**Problem:**
Line by line, repeat the data below exactly, beginning at the first line and ending at the line with "59.8, 59.5, 59.0, 58.2, 57.9, 57.7, 57.1, 56.3]". Omit pictures.

**Stored data:**
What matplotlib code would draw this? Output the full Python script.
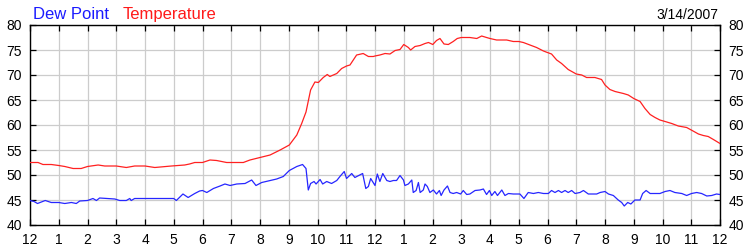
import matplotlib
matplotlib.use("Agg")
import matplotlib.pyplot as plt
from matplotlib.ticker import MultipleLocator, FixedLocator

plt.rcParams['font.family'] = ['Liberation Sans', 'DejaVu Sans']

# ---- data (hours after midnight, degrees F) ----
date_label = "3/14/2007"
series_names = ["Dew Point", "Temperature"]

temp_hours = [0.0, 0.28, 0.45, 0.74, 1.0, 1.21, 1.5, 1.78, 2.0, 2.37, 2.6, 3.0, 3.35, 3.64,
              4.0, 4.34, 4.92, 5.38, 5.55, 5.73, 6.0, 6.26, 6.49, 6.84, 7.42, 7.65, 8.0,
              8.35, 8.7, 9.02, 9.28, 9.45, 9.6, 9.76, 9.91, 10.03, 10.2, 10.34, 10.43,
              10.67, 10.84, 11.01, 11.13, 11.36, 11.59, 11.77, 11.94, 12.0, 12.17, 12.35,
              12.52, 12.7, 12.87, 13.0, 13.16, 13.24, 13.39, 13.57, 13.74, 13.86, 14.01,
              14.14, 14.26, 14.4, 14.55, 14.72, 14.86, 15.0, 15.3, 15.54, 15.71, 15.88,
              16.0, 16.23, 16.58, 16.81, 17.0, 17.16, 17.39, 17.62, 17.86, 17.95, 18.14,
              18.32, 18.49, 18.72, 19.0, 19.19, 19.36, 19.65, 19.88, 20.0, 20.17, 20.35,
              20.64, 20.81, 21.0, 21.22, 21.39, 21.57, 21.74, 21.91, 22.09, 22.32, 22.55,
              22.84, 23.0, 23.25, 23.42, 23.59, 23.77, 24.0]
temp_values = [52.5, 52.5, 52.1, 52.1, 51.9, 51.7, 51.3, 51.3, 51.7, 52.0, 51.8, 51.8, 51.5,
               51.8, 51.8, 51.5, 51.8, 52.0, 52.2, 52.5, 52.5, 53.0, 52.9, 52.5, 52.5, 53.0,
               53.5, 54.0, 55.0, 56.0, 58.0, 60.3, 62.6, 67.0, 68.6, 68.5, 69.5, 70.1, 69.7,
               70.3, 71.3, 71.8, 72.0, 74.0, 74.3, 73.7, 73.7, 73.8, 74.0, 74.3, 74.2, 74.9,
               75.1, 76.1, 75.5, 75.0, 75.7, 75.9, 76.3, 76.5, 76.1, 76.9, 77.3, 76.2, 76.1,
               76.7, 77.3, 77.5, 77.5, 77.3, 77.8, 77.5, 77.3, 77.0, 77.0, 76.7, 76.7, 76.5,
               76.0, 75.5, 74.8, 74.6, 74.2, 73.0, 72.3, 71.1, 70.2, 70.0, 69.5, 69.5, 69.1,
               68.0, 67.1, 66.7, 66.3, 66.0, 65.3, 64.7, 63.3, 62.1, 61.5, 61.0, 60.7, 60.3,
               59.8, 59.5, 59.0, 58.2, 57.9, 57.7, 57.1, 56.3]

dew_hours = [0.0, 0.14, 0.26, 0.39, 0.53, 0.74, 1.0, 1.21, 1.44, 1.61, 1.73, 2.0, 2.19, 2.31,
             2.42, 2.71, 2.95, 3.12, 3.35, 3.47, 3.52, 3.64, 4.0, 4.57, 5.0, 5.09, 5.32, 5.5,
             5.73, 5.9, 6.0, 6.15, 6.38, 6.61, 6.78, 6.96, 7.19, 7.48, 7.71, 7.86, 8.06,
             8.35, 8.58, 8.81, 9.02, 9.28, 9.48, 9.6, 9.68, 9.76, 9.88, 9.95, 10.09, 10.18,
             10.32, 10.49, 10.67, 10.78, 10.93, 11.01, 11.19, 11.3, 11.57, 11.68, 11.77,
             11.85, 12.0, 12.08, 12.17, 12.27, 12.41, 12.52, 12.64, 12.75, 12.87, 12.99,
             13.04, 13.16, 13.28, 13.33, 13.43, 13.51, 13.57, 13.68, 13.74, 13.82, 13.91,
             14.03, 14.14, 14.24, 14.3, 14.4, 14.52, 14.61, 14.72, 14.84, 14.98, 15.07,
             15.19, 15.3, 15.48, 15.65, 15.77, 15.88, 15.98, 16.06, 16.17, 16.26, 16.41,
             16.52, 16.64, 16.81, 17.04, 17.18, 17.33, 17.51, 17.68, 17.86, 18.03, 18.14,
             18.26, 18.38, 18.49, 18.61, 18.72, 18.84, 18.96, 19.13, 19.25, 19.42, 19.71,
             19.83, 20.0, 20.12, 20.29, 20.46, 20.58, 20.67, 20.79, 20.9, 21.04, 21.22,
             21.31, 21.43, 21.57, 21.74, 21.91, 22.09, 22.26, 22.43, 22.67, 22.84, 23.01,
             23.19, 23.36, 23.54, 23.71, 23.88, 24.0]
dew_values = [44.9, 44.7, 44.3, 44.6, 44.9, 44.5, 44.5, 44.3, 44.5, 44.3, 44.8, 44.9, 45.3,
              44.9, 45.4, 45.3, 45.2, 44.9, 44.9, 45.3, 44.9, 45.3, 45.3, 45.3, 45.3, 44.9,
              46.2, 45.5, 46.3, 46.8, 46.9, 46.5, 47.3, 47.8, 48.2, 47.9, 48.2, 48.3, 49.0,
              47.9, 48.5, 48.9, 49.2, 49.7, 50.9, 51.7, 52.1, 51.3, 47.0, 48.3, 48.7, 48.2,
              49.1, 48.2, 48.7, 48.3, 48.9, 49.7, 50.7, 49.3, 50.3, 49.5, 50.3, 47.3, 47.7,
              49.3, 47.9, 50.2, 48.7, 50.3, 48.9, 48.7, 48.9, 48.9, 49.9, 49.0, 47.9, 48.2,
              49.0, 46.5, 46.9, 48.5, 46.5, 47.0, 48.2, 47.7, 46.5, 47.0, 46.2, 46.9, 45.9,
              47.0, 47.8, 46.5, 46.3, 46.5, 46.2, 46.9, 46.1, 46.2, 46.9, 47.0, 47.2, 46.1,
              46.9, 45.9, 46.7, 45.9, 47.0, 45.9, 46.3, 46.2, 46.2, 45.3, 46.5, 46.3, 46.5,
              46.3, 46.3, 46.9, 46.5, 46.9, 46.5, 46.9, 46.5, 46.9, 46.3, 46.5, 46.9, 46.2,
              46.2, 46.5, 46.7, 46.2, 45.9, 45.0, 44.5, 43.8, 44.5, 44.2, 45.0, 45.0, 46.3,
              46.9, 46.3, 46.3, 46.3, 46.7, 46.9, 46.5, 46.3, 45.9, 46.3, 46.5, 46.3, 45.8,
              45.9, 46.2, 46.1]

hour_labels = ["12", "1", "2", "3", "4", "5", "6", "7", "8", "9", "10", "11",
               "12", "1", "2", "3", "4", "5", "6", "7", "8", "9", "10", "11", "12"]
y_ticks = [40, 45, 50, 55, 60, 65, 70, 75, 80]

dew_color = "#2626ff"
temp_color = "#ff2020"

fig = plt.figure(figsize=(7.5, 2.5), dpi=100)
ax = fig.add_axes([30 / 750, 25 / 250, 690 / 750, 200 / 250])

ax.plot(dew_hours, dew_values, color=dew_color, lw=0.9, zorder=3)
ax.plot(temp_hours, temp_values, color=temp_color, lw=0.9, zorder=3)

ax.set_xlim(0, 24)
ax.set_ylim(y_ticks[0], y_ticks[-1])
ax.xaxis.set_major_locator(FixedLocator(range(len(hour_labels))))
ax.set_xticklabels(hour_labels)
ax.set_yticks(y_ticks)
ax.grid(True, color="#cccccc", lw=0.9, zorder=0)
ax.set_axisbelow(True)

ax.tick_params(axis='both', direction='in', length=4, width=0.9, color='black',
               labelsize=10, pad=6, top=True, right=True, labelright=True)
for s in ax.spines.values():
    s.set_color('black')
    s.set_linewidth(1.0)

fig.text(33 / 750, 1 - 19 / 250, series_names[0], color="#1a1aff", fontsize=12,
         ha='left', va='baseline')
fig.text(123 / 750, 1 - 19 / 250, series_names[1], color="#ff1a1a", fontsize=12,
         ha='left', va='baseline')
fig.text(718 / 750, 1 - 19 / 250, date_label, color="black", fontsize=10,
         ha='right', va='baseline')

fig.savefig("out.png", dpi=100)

**Answer to this exercise:**
What matplotlib code would draw this? Output the full Python script.
import matplotlib
matplotlib.use("Agg")
import matplotlib.pyplot as plt
from matplotlib.ticker import MultipleLocator, FixedLocator

plt.rcParams['font.family'] = ['Liberation Sans', 'DejaVu Sans']

# ---- data (hours after midnight, degrees F) ----
date_label = "3/14/2007"
series_names = ["Dew Point", "Temperature"]

temp_hours = [0.0, 0.28, 0.45, 0.74, 1.0, 1.21, 1.5, 1.78, 2.0, 2.37, 2.6, 3.0, 3.35, 3.64,
              4.0, 4.34, 4.92, 5.38, 5.55, 5.73, 6.0, 6.26, 6.49, 6.84, 7.42, 7.65, 8.0,
              8.35, 8.7, 9.02, 9.28, 9.45, 9.6, 9.76, 9.91, 10.03, 10.2, 10.34, 10.43,
              10.67, 10.84, 11.01, 11.13, 11.36, 11.59, 11.77, 11.94, 12.0, 12.17, 12.35,
              12.52, 12.7, 12.87, 13.0, 13.16, 13.24, 13.39, 13.57, 13.74, 13.86, 14.01,
              14.14, 14.26, 14.4, 14.55, 14.72, 14.86, 15.0, 15.3, 15.54, 15.71, 15.88,
              16.0, 16.23, 16.58, 16.81, 17.0, 17.16, 17.39, 17.62, 17.86, 17.95, 18.14,
              18.32, 18.49, 18.72, 19.0, 19.19, 19.36, 19.65, 19.88, 20.0, 20.17, 20.35,
              20.64, 20.81, 21.0, 21.22, 21.39, 21.57, 21.74, 21.91, 22.09, 22.32, 22.55,
              22.84, 23.0, 23.25, 23.42, 23.59, 23.77, 24.0]
temp_values = [52.5, 52.5, 52.1, 52.1, 51.9, 51.7, 51.3, 51.3, 51.7, 52.0, 51.8, 51.8, 51.5,
               51.8, 51.8, 51.5, 51.8, 52.0, 52.2, 52.5, 52.5, 53.0, 52.9, 52.5, 52.5, 53.0,
               53.5, 54.0, 55.0, 56.0, 58.0, 60.3, 62.6, 67.0, 68.6, 68.5, 69.5, 70.1, 69.7,
               70.3, 71.3, 71.8, 72.0, 74.0, 74.3, 73.7, 73.7, 73.8, 74.0, 74.3, 74.2, 74.9,
               75.1, 76.1, 75.5, 75.0, 75.7, 75.9, 76.3, 76.5, 76.1, 76.9, 77.3, 76.2, 76.1,
               76.7, 77.3, 77.5, 77.5, 77.3, 77.8, 77.5, 77.3, 77.0, 77.0, 76.7, 76.7, 76.5,
               76.0, 75.5, 74.8, 74.6, 74.2, 73.0, 72.3, 71.1, 70.2, 70.0, 69.5, 69.5, 69.1,
               68.0, 67.1, 66.7, 66.3, 66.0, 65.3, 64.7, 63.3, 62.1, 61.5, 61.0, 60.7, 60.3,
               59.8, 59.5, 59.0, 58.2, 57.9, 57.7, 57.1, 56.3]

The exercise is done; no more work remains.